In the US, gift cards will often be declined for setting up ongoing transactions. Every transaction has a merchant code associated with it and many subscriptions and services will read the merchant code and reject it on that basis alone. Doesn't matter how much of a balance the card carries.
here in Brazil it's really common for your bank to provide an option on your bank app to make a virtual credit card that you can block and unblock for different types of pay or providers and independent of your physical one
Virtual card numbers usually work well. I always made sure to use them with stuff like SiriusXM and other clowns that make cancellations difficult. You can leave them active or cancel them arbitrarily. Some card companies let you set them up via their app or website.
Bank of America used to have a way to make a temporary credit card with a set amount of money on it. I haven't used it in a while, so I'm not sure if it's there still.
To play devils advocate, my guess might be that consumers will have to schedule to return hardware or something. But honestly, it’s just so they can bully people when they try to cancel.

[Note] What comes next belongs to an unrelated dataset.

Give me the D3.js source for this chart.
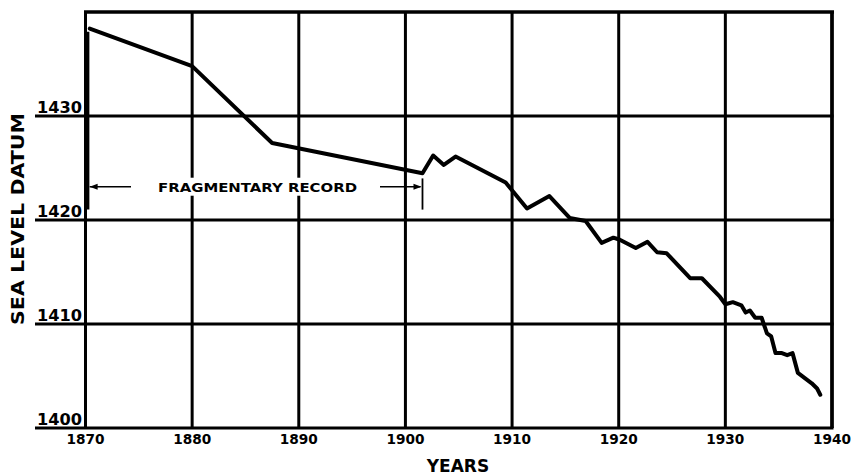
<!DOCTYPE html>
<html><head><meta charset="utf-8">
<script src="https://cdn.jsdelivr.net/npm/d3@7"></script>
<style>body{margin:0;background:#fff}svg{display:block}text{font-family:"DejaVu Sans",sans-serif;font-weight:bold;fill:#000}</style>
</head><body>
<script>
// ---- data ----
const years = [1870.4,1880.0,1887.5,1901.6,1902.6,1903.6,1904.7,1909.4,1911.4,1913.5,1915.4,1916.9,1918.4,1919.5,1920.1,1921.6,1922.7,1923.6,1924.5,1926.7,1927.8,1929.5,1930.0,1930.7,1931.5,1931.9,1932.3,1932.8,1933.4,1933.9,1934.3,1934.7,1935.3,1935.8,1936.3,1936.8,1938.1,1938.6,1938.9];
const levels = [1438.4,1434.8,1427.4,1424.5,1426.2,1425.3,1426.1,1423.6,1421.1,1422.3,1420.2,1419.9,1417.8,1418.3,1418.1,1417.3,1417.9,1416.9,1416.8,1414.4,1414.4,1412.6,1411.9,1412.1,1411.8,1411.1,1411.3,1410.6,1410.6,1409.1,1408.8,1407.2,1407.2,1407.0,1407.2,1405.3,1404.3,1403.8,1403.2];
const xTicks = [1870,1880,1890,1900,1910,1920,1930,1940];
const yTicks = [1400,1410,1420,1430];
const fragmentRange = [1438.1, 1421.0];   // vertical bar at start
const fragmentYears = [1870.2, 1901.6];   // span of fragmentary record
const fragmentLevel = 1423.2;
const fragmentTick = [1424.0, 1421.0];
const annotation = "FRAGMENTARY RECORD";
const xTitle = "YEARS", yTitle = "SEA LEVEL DATUM";

const W = 852, H = 475;
const svg = d3.select("body").append("svg").attr("width", W).attr("height", H);
const x = d3.scaleLinear().domain([1870, 1940]).range([85.5, 832]);
const y = d3.scaleLinear().domain([1400, 1440]).range([428, 12]);

const g = svg.append("g");
// vertical grid
g.selectAll("line.v").data(xTicks).join("line")
  .attr("x1", d => x(d)).attr("x2", d => x(d)).attr("y1", y(1440)).attr("y2", y(1400))
  .attr("stroke", "#000").attr("stroke-width", 3);
// horizontal grid (extend under labels)
g.selectAll("line.h").data(yTicks).join("line")
  .attr("x1", 35).attr("x2", x(1940) + 1.5).attr("y1", d => y(d)).attr("y2", d => y(d))
  .attr("stroke", "#000").attr("stroke-width", 3);
// top border
g.append("line").attr("x1", x(1870) - 1.5).attr("x2", x(1940) + 2).attr("y1", y(1440)).attr("y2", y(1440))
  .attr("stroke", "#000").attr("stroke-width", 3.5);
g.append("line").attr("x1", x(1940)).attr("x2", x(1940)).attr("y1", y(1440)).attr("y2", y(1400))
  .attr("stroke", "#000").attr("stroke-width", 3.5);

// y tick labels
g.selectAll("text.yt").data(yTicks).join("text")
  .attr("x", 82).attr("y", d => y(d) - 3).attr("text-anchor", "end")
  .attr("font-size", 15).attr("textLength", 45).attr("lengthAdjust", "spacingAndGlyphs")
  .text(d => d);
// x tick labels
g.selectAll("text.xt").data(xTicks).join("text")
  .attr("x", d => x(d)).attr("y", 444).attr("text-anchor", "middle")
  .attr("font-size", 14).attr("textLength", 38).attr("lengthAdjust", "spacingAndGlyphs")
  .text(d => d);
// axis titles
svg.append("text").attr("x", 458).attr("y", 472).attr("text-anchor", "middle")
  .attr("font-size", 17).text(xTitle);
svg.append("text").attr("transform", "translate(24,219) rotate(-90)").attr("text-anchor", "middle")
  .attr("font-size", 17).attr("textLength", 212).attr("lengthAdjust", "spacingAndGlyphs").text(yTitle);

// fragmentary annotation
const fy = y(fragmentLevel);
const tx0 = 158, tx1 = 357;
g.append("rect").attr("x", tx0 - 6).attr("y", fy - 9).attr("width", tx1 - tx0 + 12).attr("height", 18).attr("fill", "#fff");
g.append("text").attr("x", (tx0 + tx1) / 2).attr("y", fy + 5).attr("text-anchor", "middle")
  .attr("font-size", 12.5).attr("textLength", tx1 - tx0).attr("lengthAdjust", "spacingAndGlyphs").text(annotation);
g.append("line").attr("x1", x(fragmentYears[0]) + 2).attr("x2", 131).attr("y1", fy).attr("y2", fy).attr("stroke", "#000").attr("stroke-width", 1.5);
g.append("line").attr("x1", 380).attr("x2", x(fragmentYears[1]) - 2).attr("y1", fy).attr("y2", fy).attr("stroke", "#000").attr("stroke-width", 1.5);
const ax0 = x(fragmentYears[0]) + 2, ax1 = x(fragmentYears[1]) - 1;
g.append("path").attr("d", `M${ax0},${fy} L${ax0 + 8},${fy - 3} L${ax0 + 8},${fy + 3}Z`).attr("fill", "#000");
g.append("path").attr("d", `M${ax1},${fy} L${ax1 - 8},${fy - 3} L${ax1 - 8},${fy + 3}Z`).attr("fill", "#000");
g.append("line").attr("x1", x(fragmentYears[1])).attr("x2", x(fragmentYears[1]))
  .attr("y1", y(fragmentTick[0])).attr("y2", y(fragmentTick[1])).attr("stroke", "#000").attr("stroke-width", 1.8);
// vertical bar of fragmentary data
g.append("line").attr("x1", x(fragmentYears[0])).attr("x2", x(fragmentYears[0]))
  .attr("y1", y(fragmentRange[0])).attr("y2", y(fragmentRange[1])).attr("stroke", "#000").attr("stroke-width", 3.5);

// data line
const pts = years.map((d, i) => [d, levels[i]]);
g.append("path").datum(pts)
  .attr("d", d3.line().x(d => x(d[0])).y(d => y(d[1])))
  .attr("fill", "none").attr("stroke", "#000").attr("stroke-width", 4).attr("stroke-linejoin", "round").attr("stroke-linecap", "round");
</script>
</body></html>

Since they don't let you to keep the hardware in the case they unsuccessfully bully you to keep the subscription, this is a not a problem, the hardware need to go back in both cases.
The article says, people might accidentally cancel their whole package when they only mean to cancel a single item, or they might cancel a single item and not realize it loses them a bundle discount.
Gosh, maybe the people designing the web UI for the cancellation process for their employer should make it clear exactly what the customer is cancelling so they're not going to make that mistake.
Subscription-based services already change the agreement of a transaction too much in favor of the provider, because it goes from "convince me that your product is good enough to go through the hassle of obtaining it" to "convince me that your product is bad enough to go through the hassle of cancelling it". It is only fair to try to tilt it in favor of the consumer as much as possible.